Despite not knowing these answers, I will remain calm. After all I am still very comfortable right now. Even if I have to roll a little more slowly out of bed and can't start the day without a few hip rolls, I do feel great. The moments when I feel Dakota give a little high five to my stomach, or drum out a beat with her feet inside of me, I remember- oh yeah, there's a baby inside me that is alive and kicking. This is not just a journey for Dirk and I- it's hers too!
 
Speaking of babies, Jeff and I got to meet baby Jonah a week ago when Amber and Joe came to Austin.
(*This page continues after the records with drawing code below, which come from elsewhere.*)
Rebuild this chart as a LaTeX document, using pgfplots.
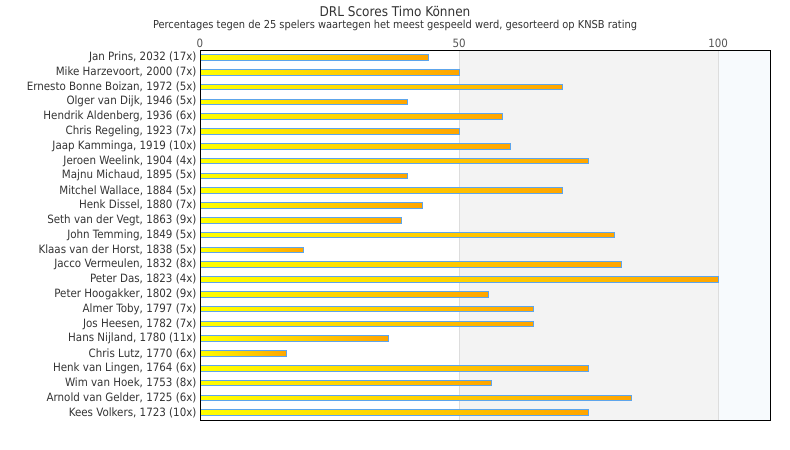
\documentclass[border=0pt]{standalone}
\usepackage{pgfplots}
\pgfplotsset{compat=1.18}
\usepackage{fontspec}
\setmainfont{DejaVu Sans Condensed}
\definecolor{lbl}{HTML}{333333}
\definecolor{tick}{HTML}{555555}
\definecolor{band}{HTML}{F3F3F3}
\definecolor{band2}{HTML}{F7FAFD}
\definecolor{gridc}{HTML}{DDDDDD}
\definecolor{barline}{HTML}{5DA5EC}
\definecolor{ylw}{HTML}{FFFF00}
\definecolor{org}{HTML}{FFA500}
\pgfplotsset{gbar/.style={xbar, bar shift=0pt, bar width=5.6bp, draw=barline, line width=0.9bp, left color=ylw, right color=org, forget plot}}
\begin{document}
\begin{tikzpicture}
\useasboundingbox (0bp,0bp) rectangle (790bp,450bp);
\node[text=lbl,font=\fontsize{13.5}{15}\selectfont] at (395bp,439bp) {DRL Scores Timo Können};
\node[text=lbl,font=\fontsize{11}{13}\selectfont] at (395bp,425bp) {Percentages tegen de 25 spelers waartegen het meest gespeeld werd, gesorteerd op KNSB rating};
\begin{axis}[
  at={(200bp,30bp)}, anchor=south west,
  scale only axis, width=570bp, height=370bp,
  xmin=0, xmax=110, ymin=-0.5, ymax=24.5,
  y dir=reverse,
  axis on top,
  axis line style={black, line width=1bp},
  xtick={0,50,100},
  xticklabel pos=upper,
  major tick length=0pt,
  xticklabel style={text=tick, font=\fontsize{11.5}{13}\selectfont, yshift=-1bp},
  ytick={0,...,24},
  yticklabels={
    {Jan Prins, 2032 (17x)},
    {Mike Harzevoort, 2000 (7x)},
    {Ernesto Bonne Boizan, 1972 (5x)},
    {Olger van Dijk, 1946 (5x)},
    {Hendrik Aldenberg, 1936 (6x)},
    {Chris Regeling, 1923 (7x)},
    {Jaap Kamminga, 1919 (10x)},
    {Jeroen Weelink, 1904 (4x)},
    {Majnu Michaud, 1895 (5x)},
    {Mitchel Wallace, 1884 (5x)},
    {Henk Dissel, 1880 (7x)},
    {Seth van der Vegt, 1863 (9x)},
    {John Temming, 1849 (5x)},
    {Klaas van der Horst, 1838 (5x)},
    {Jacco Vermeulen, 1832 (8x)},
    {Peter Das, 1823 (4x)},
    {Peter Hoogakker, 1802 (9x)},
    {Almer Toby, 1797 (7x)},
    {Jos Heesen, 1782 (7x)},
    {Hans Nijland, 1780 (11x)},
    {Chris Lutz, 1770 (6x)},
    {Henk van Lingen, 1764 (6x)},
    {Wim van Hoek, 1753 (8x)},
    {Arnold van Gelder, 1725 (6x)},
    {Kees Volkers, 1723 (10x)}},
  yticklabel style={text=lbl, font=\fontsize{11.5}{13}\selectfont, xshift=0bp},
  /pgf/number format/assume math mode=true,
]
\fill[band] (axis cs:50,-0.5) rectangle (axis cs:100,24.5);
\fill[band2] (axis cs:100,-0.5) rectangle (axis cs:110,24.5);
\draw[gridc, line width=0.8bp] (axis cs:50,-0.5) -- (axis cs:50,24.5);
\draw[gridc, line width=0.8bp] (axis cs:100,-0.5) -- (axis cs:100,24.5);
\addplot[gbar] coordinates {(44.1,0)};
\addplot[gbar] coordinates {(50,1)};
\addplot[gbar] coordinates {(70,2)};
\addplot[gbar] coordinates {(40,3)};
\addplot[gbar] coordinates {(58.3,4)};
\addplot[gbar] coordinates {(50,5)};
\addplot[gbar] coordinates {(60,6)};
\addplot[gbar] coordinates {(75,7)};
\addplot[gbar] coordinates {(40,8)};
\addplot[gbar] coordinates {(70,9)};
\addplot[gbar] coordinates {(42.9,10)};
\addplot[gbar] coordinates {(38.9,11)};
\addplot[gbar] coordinates {(80,12)};
\addplot[gbar] coordinates {(20,13)};
\addplot[gbar] coordinates {(81.25,14)};
\addplot[gbar] coordinates {(100,15)};
\addplot[gbar] coordinates {(55.6,16)};
\addplot[gbar] coordinates {(64.3,17)};
\addplot[gbar] coordinates {(64.3,18)};
\addplot[gbar] coordinates {(36.4,19)};
\addplot[gbar] coordinates {(16.7,20)};
\addplot[gbar] coordinates {(75,21)};
\addplot[gbar] coordinates {(56.25,22)};
\addplot[gbar] coordinates {(83.3,23)};
\addplot[gbar] coordinates {(75,24)};
\end{axis}
\end{tikzpicture}
\end{document}
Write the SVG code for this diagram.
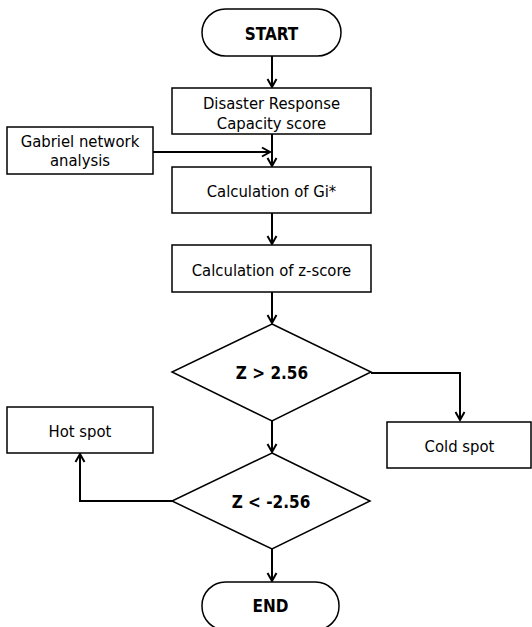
<svg xmlns="http://www.w3.org/2000/svg" width="532" height="627" viewBox="0 0 532 627">
<defs>
<marker id="arr" markerUnits="userSpaceOnUse" markerWidth="12" markerHeight="12" refX="9" refY="5" orient="auto" viewBox="0 0 12 10">
<path d="M1,0.5 L9,5 L1,9.5" fill="none" stroke="#000" stroke-width="2"/>
</marker>
<style>
.box{fill:#fff;stroke:#000;stroke-width:1.5}
.t{font-family:"DejaVu Sans Condensed","DejaVu Sans",sans-serif;font-stretch:condensed;font-size:16.5px;fill:#000;text-anchor:middle}
.b{font-weight:bold;font-size:17px}
.c{fill:none;stroke:#000;stroke-width:2;marker-end:url(#arr)}
</style>
</defs>
<rect width="532" height="627" fill="#fff"/>
<g id="connectors">
<path class="c" d="M272,56 V87"/>
<path class="c" d="M272,134 V166"/>
<path class="c" d="M153,152 H270"/>
<path class="c" d="M272,213 V244"/>
<path class="c" d="M272,292 V323"/>
<path class="c" d="M371,373 H460 V420"/>
<path class="c" d="M272,421 V452"/>
<path class="c" d="M172,501 H80 V454"/>
<path class="c" d="M272,549 V581"/>
</g>
<g id="start">
<rect class="box" x="202" y="9" width="139" height="47" rx="23.5"/>
<text class="t b" x="271.5" y="40">START</text>
</g>
<g id="drc">
<rect class="box" x="172" y="88" width="199" height="46"/>
<text class="t" x="271.5" y="109">Disaster Response</text>
<text class="t" x="271.5" y="129">Capacity score</text>
</g>
<g id="gabriel">
<rect class="box" x="7" y="127" width="146" height="47"/>
<text class="t" x="80" y="147">Gabriel network</text>
<text class="t" x="80" y="166">analysis</text>
</g>
<g id="gi">
<rect class="box" x="172" y="167" width="199" height="46"/>
<text class="t" x="271.5" y="197">Calculation of Gi*</text>
</g>
<g id="zscore">
<rect class="box" x="172" y="245" width="199" height="47"/>
<text class="t" x="271.5" y="276">Calculation of z-score</text>
</g>
<g id="d1">
<polygon class="box" points="272,324 371,372 272,421 172,372"/>
<text class="t b" x="272" y="379">Z &gt; 2.56</text>
</g>
<g id="hot">
<rect class="box" x="7" y="407" width="146" height="46"/>
<text class="t" x="80" y="437">Hot spot</text>
</g>
<g id="cold">
<rect class="box" x="387" y="422" width="144" height="46"/>
<text class="t" x="459.5" y="452">Cold spot</text>
</g>
<g id="d2">
<polygon class="box" points="272,453 370,501 272,549 172,501"/>
<text class="t b" x="271" y="508">Z &lt; -2.56</text>
</g>
<g id="end">
<rect class="box" x="202" y="582" width="137" height="48" rx="23.5"/>
<text class="t b" x="270.5" y="612">END</text>
</g>
</svg>
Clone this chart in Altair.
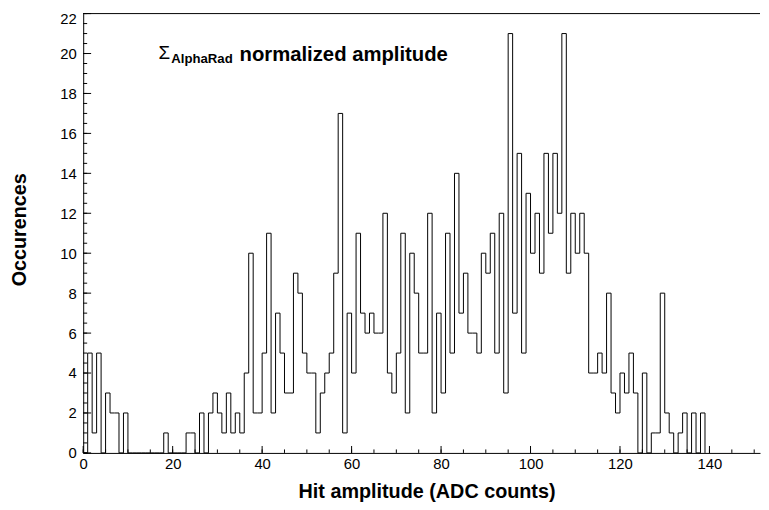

I couldn't believe only 3 weeks ago she had been carrying him inside her. And here he is now! Like magic, Amber has already lost her baby bump and acquired so many new Mommy skills. It was encouraging to see how she had learned how to calm Jonah, feed Jonah, and knows him so well already! While Amber and I got to catch up and cheers her first born baby boy, he was busy showing off his amazing little hands and feet and how he could stretch them out so far. His beautiful eyes would focus on things around the room. He is such a quiet, inquisitive, handsome trooper. Dakota is going to love him too. I am soo excited for them to meet.
 
I officially have only 100 days left now until my due date- Crazy! Here's the last picture that we've taken at 24 weeks. Imagine me on the red carpet in a beautiful bright canary yellow Calvin Klein gown with a sweetheart neckline and loose flowly skirt. Just don't forget the pockets with the chocolates too.
 
 
 
 
 

 

1 comment:

  1. Love this one, Lindsay! I enjoyed watching all the Oscar 'mommies' too--Kristen Bell (Veronica Mars and Frozen) just had a baby and she looked amazing in her lavender gown. Don't worry--I was little like you and had a big baby (Eric was 8lbs 1 oz). Youll do fine and can get the weight off--it's only at my age that it hangs on!